"""

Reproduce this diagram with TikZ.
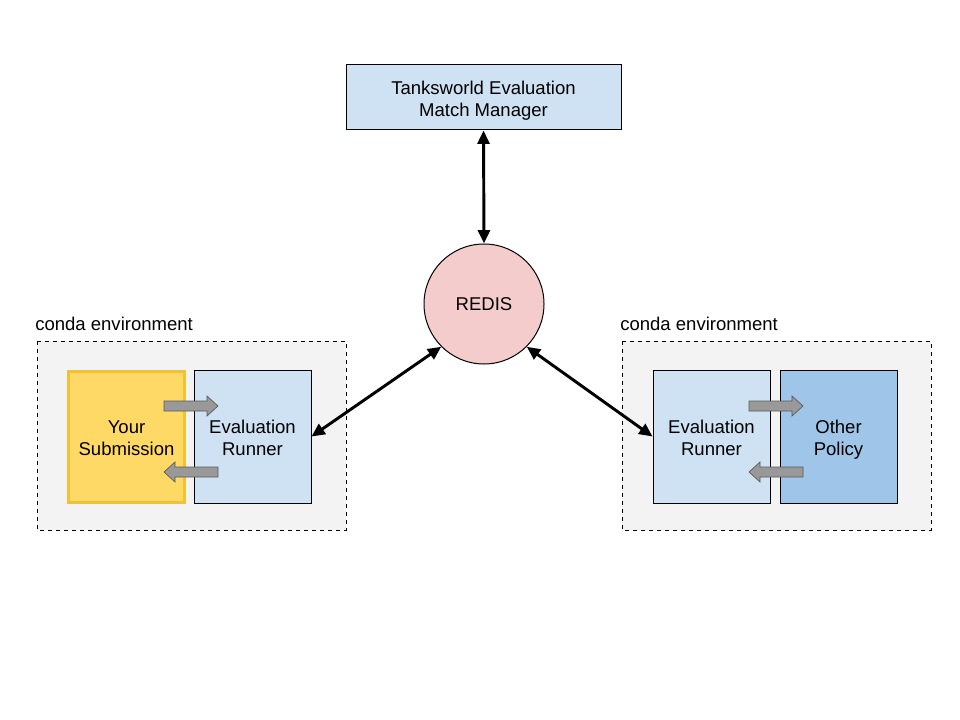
\documentclass[tikz,border=0pt]{standalone}
\usepackage{fontspec}
\setmainfont{Liberation Sans}
\usetikzlibrary{arrows.meta}
\definecolor{lblue}{HTML}{CFE2F3}
\definecolor{mblue}{HTML}{9FC5E8}
\definecolor{lred}{HTML}{F4CCCC}
\definecolor{lyel}{HTML}{FFD966}
\definecolor{dyel}{HTML}{F1C232}
\definecolor{envgray}{HTML}{F3F3F3}
\definecolor{agray}{HTML}{999999}
\definecolor{adgray}{HTML}{595959}
\newcommand{\tstrut}{\rule{0pt}{16.3pt}}
\begin{document}
\begin{tikzpicture}[x=0.75pt,y=-0.75pt,
  txt/.style={font=\fontsize{13.9}{16.5}\selectfont, align=center},
  box/.style={draw=black, line width=0.75pt, txt},
  envbox/.style={draw=black, dashed, fill=envgray, line width=0.75pt},
  conn/.style={line width=2.2pt, {Triangle[length=10pt,width=9pt]}-{Triangle[length=10pt,width=9pt]}},
  blk/.style={draw=adgray, fill=agray, line width=0.5pt, line join=miter},
  pics/blkright/.style={code={\path[blk] (-27,-5) -- (16,-5) -- (16,-10) -- (27,0) -- (16,10) -- (16,5) -- (-27,5) -- cycle;}},
  pics/blkleft/.style={code={\path[blk] (27,-5) -- (-16,-5) -- (-16,-10) -- (-27,0) -- (-16,10) -- (-16,5) -- (27,5) -- cycle;}}
]
\useasboundingbox (0,0) rectangle (960,720);
\fill[white] (0,0) rectangle (960,720);

% environments
\draw[envbox] (37,341) rectangle (346,530);
\draw[envbox] (622,341) rectangle (931,530);
\node[txt, anchor=base west, inner sep=0pt] (envl) at (35,330) {conda environment};
\node[txt, anchor=base west, inner sep=0pt] (envr) at (620,330) {conda environment};

% top manager
\node[box, fill=lblue, minimum width=206.25pt, minimum height=48.75pt] (mgr) at (483.5,97.5) {\tstrut Tanksworld Evaluation\\Match Manager\strut};

% redis
\node[circle, draw=black, line width=0.75pt, fill=lred, minimum size=90pt, inner sep=0pt, txt] (redis) at (484,304) {REDIS};

% left group
\node[draw=dyel, line width=2.3pt, fill=lyel, minimum width=87pt, minimum height=98.5pt, txt] (sub) at (126.5,437) {\tstrut Your\\Submission\strut};
\node[box, fill=lblue, minimum width=87.75pt, minimum height=99.75pt] (erl) at (252.5,436.5) {\tstrut Evaluation\\Runner\strut};
\pic at (191,406) {blkright};
\pic at (191,472) {blkleft};

% right group
\node[box, fill=lblue, minimum width=87.75pt, minimum height=99.75pt] (err) at (711.5,436.5) {\tstrut Evaluation\\Runner\strut};
\node[box, fill=mblue, minimum width=87.75pt, minimum height=99.75pt] (oth) at (838.5,436.5) {\tstrut Other\\Policy\strut};
\pic at (776,406) {blkright};
\pic at (776,472) {blkleft};

% connectors
\draw[conn] (mgr.south) -- (redis.north);
\draw[conn] (redis.225) -- (erl.east);
\draw[conn] (redis.315) -- (err.west);
\end{tikzpicture}
\end{document}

"""

Give back the whole listing as it stands, minus its pictures.

■ Response below ■
Reproduce this diagram with TikZ.
\documentclass[tikz,border=0pt]{standalone}
\usepackage{fontspec}
\setmainfont{Liberation Sans}
\usetikzlibrary{arrows.meta}
\definecolor{lblue}{HTML}{CFE2F3}
\definecolor{mblue}{HTML}{9FC5E8}
\definecolor{lred}{HTML}{F4CCCC}
\definecolor{lyel}{HTML}{FFD966}
\definecolor{dyel}{HTML}{F1C232}
\definecolor{envgray}{HTML}{F3F3F3}
\definecolor{agray}{HTML}{999999}
\definecolor{adgray}{HTML}{595959}
\newcommand{\tstrut}{\rule{0pt}{16.3pt}}
\begin{document}
\begin{tikzpicture}[x=0.75pt,y=-0.75pt,
  txt/.style={font=\fontsize{13.9}{16.5}\selectfont, align=center},
  box/.style={draw=black, line width=0.75pt, txt},
  envbox/.style={draw=black, dashed, fill=envgray, line width=0.75pt},
  conn/.style={line width=2.2pt, {Triangle[length=10pt,width=9pt]}-{Triangle[length=10pt,width=9pt]}},
  blk/.style={draw=adgray, fill=agray, line width=0.5pt, line join=miter},
  pics/blkright/.style={code={\path[blk] (-27,-5) -- (16,-5) -- (16,-10) -- (27,0) -- (16,10) -- (16,5) -- (-27,5) -- cycle;}},
  pics/blkleft/.style={code={\path[blk] (27,-5) -- (-16,-5) -- (-16,-10) -- (-27,0) -- (-16,10) -- (-16,5) -- (27,5) -- cycle;}}
]
\useasboundingbox (0,0) rectangle (960,720);
\fill[white] (0,0) rectangle (960,720);

% environments
\draw[envbox] (37,341) rectangle (346,530);
\draw[envbox] (622,341) rectangle (931,530);
\node[txt, anchor=base west, inner sep=0pt] (envl) at (35,330) {conda environment};
\node[txt, anchor=base west, inner sep=0pt] (envr) at (620,330) {conda environment};

% top manager
\node[box, fill=lblue, minimum width=206.25pt, minimum height=48.75pt] (mgr) at (483.5,97.5) {\tstrut Tanksworld Evaluation\\Match Manager\strut};

% redis
\node[circle, draw=black, line width=0.75pt, fill=lred, minimum size=90pt, inner sep=0pt, txt] (redis) at (484,304) {REDIS};

% left group
\node[draw=dyel, line width=2.3pt, fill=lyel, minimum width=87pt, minimum height=98.5pt, txt] (sub) at (126.5,437) {\tstrut Your\\Submission\strut};
\node[box, fill=lblue, minimum width=87.75pt, minimum height=99.75pt] (erl) at (252.5,436.5) {\tstrut Evaluation\\Runner\strut};
\pic at (191,406) {blkright};
\pic at (191,472) {blkleft};

% right group
\node[box, fill=lblue, minimum width=87.75pt, minimum height=99.75pt] (err) at (711.5,436.5) {\tstrut Evaluation\\Runner\strut};
\node[box, fill=mblue, minimum width=87.75pt, minimum height=99.75pt] (oth) at (838.5,436.5) {\tstrut Other\\Policy\strut};
\pic at (776,406) {blkright};
\pic at (776,472) {blkleft};

% connectors
\draw[conn] (mgr.south) -- (redis.north);
\draw[conn] (redis.225) -- (erl.east);
\draw[conn] (redis.315) -- (err.west);
\end{tikzpicture}
\end{document}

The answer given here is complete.